■ What to work on ■
Transcribe everything in the data word for word. Pictures are left out.

─── Supplied information ───

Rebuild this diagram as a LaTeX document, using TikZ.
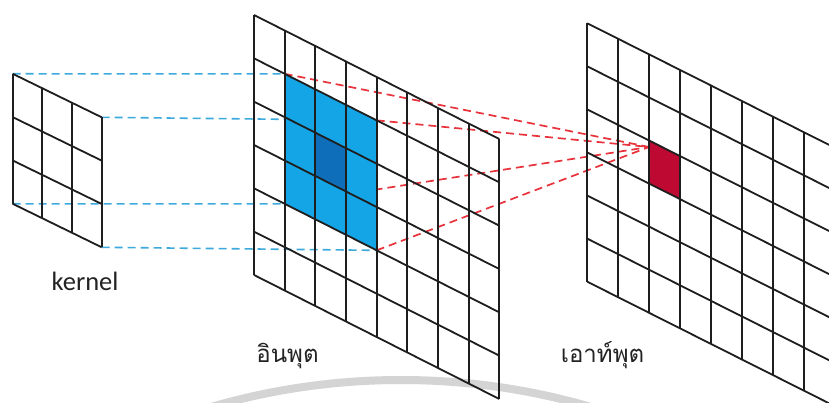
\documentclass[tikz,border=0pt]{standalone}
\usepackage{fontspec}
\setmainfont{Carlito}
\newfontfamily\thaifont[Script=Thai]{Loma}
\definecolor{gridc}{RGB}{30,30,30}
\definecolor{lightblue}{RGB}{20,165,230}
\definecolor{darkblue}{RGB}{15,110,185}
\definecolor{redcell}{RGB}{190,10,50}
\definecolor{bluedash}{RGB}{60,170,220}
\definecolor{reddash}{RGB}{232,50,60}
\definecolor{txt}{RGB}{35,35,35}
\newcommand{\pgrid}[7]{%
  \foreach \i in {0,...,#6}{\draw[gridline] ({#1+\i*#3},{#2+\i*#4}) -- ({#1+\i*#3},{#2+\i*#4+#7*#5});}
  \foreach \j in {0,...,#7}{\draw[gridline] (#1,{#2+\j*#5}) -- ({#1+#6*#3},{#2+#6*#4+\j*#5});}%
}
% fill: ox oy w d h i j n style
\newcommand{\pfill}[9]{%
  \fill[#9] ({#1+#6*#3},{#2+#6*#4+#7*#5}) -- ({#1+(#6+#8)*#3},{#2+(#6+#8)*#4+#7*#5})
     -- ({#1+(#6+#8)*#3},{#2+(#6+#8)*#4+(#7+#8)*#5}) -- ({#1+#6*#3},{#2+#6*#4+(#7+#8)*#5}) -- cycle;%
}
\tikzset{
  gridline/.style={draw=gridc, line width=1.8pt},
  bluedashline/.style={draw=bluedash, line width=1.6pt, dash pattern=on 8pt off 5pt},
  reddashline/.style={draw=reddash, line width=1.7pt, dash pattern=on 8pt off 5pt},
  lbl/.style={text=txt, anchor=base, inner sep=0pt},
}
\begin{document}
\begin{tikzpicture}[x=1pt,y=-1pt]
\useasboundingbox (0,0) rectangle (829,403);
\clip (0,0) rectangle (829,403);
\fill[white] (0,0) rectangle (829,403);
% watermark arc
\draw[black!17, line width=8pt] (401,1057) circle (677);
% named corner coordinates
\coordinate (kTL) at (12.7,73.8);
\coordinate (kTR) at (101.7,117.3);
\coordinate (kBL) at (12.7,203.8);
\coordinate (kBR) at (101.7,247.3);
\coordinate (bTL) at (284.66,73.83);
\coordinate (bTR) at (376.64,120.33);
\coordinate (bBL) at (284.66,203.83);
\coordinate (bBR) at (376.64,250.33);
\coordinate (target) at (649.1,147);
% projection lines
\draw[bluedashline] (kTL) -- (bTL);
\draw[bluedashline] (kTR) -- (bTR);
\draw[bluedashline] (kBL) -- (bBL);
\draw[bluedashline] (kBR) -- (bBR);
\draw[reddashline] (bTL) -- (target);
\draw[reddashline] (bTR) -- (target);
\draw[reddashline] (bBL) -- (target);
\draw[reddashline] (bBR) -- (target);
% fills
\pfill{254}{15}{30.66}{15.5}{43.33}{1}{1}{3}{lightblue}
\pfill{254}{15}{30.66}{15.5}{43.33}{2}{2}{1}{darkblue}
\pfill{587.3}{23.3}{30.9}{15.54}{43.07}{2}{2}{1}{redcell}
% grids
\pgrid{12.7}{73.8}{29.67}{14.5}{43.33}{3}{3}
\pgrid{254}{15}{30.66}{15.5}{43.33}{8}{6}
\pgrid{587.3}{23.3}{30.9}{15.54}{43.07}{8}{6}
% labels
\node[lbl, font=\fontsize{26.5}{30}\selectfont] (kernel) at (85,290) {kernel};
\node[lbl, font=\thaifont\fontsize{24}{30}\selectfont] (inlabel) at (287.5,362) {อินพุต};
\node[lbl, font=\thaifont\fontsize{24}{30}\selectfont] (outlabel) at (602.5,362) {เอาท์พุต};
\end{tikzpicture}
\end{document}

───

■ Final answer ■
Rebuild this diagram as a LaTeX document, using TikZ.
\documentclass[tikz,border=0pt]{standalone}
\usepackage{fontspec}
\setmainfont{Carlito}
\newfontfamily\thaifont[Script=Thai]{Loma}
\definecolor{gridc}{RGB}{30,30,30}
\definecolor{lightblue}{RGB}{20,165,230}
\definecolor{darkblue}{RGB}{15,110,185}
\definecolor{redcell}{RGB}{190,10,50}
\definecolor{bluedash}{RGB}{60,170,220}
\definecolor{reddash}{RGB}{232,50,60}
\definecolor{txt}{RGB}{35,35,35}
\newcommand{\pgrid}[7]{%
  \foreach \i in {0,...,#6}{\draw[gridline] ({#1+\i*#3},{#2+\i*#4}) -- ({#1+\i*#3},{#2+\i*#4+#7*#5});}
  \foreach \j in {0,...,#7}{\draw[gridline] (#1,{#2+\j*#5}) -- ({#1+#6*#3},{#2+#6*#4+\j*#5});}%
}
% fill: ox oy w d h i j n style
\newcommand{\pfill}[9]{%
  \fill[#9] ({#1+#6*#3},{#2+#6*#4+#7*#5}) -- ({#1+(#6+#8)*#3},{#2+(#6+#8)*#4+#7*#5})
     -- ({#1+(#6+#8)*#3},{#2+(#6+#8)*#4+(#7+#8)*#5}) -- ({#1+#6*#3},{#2+#6*#4+(#7+#8)*#5}) -- cycle;%
}
\tikzset{
  gridline/.style={draw=gridc, line width=1.8pt},
  bluedashline/.style={draw=bluedash, line width=1.6pt, dash pattern=on 8pt off 5pt},
  reddashline/.style={draw=reddash, line width=1.7pt, dash pattern=on 8pt off 5pt},
  lbl/.style={text=txt, anchor=base, inner sep=0pt},
}
\begin{document}
\begin{tikzpicture}[x=1pt,y=-1pt]
\useasboundingbox (0,0) rectangle (829,403);
\clip (0,0) rectangle (829,403);
\fill[white] (0,0) rectangle (829,403);
% watermark arc
\draw[black!17, line width=8pt] (401,1057) circle (677);
% named corner coordinates
\coordinate (kTL) at (12.7,73.8);
\coordinate (kTR) at (101.7,117.3);
\coordinate (kBL) at (12.7,203.8);
\coordinate (kBR) at (101.7,247.3);
\coordinate (bTL) at (284.66,73.83);
\coordinate (bTR) at (376.64,120.33);
\coordinate (bBL) at (284.66,203.83);
\coordinate (bBR) at (376.64,250.33);
\coordinate (target) at (649.1,147);
% projection lines
\draw[bluedashline] (kTL) -- (bTL);
\draw[bluedashline] (kTR) -- (bTR);
\draw[bluedashline] (kBL) -- (bBL);
\draw[bluedashline] (kBR) -- (bBR);
\draw[reddashline] (bTL) -- (target);
\draw[reddashline] (bTR) -- (target);
\draw[reddashline] (bBL) -- (target);
\draw[reddashline] (bBR) -- (target);
% fills
\pfill{254}{15}{30.66}{15.5}{43.33}{1}{1}{3}{lightblue}
\pfill{254}{15}{30.66}{15.5}{43.33}{2}{2}{1}{darkblue}
\pfill{587.3}{23.3}{30.9}{15.54}{43.07}{2}{2}{1}{redcell}
% grids
\pgrid{12.7}{73.8}{29.67}{14.5}{43.33}{3}{3}
\pgrid{254}{15}{30.66}{15.5}{43.33}{8}{6}
\pgrid{587.3}{23.3}{30.9}{15.54}{43.07}{8}{6}
% labels
\node[lbl, font=\fontsize{26.5}{30}\selectfont] (kernel) at (85,290) {kernel};
\node[lbl, font=\thaifont\fontsize{24}{30}\selectfont] (inlabel) at (287.5,362) {อินพุต};
\node[lbl, font=\thaifont\fontsize{24}{30}\selectfont] (outlabel) at (602.5,362) {เอาท์พุต};
\end{tikzpicture}
\end{document}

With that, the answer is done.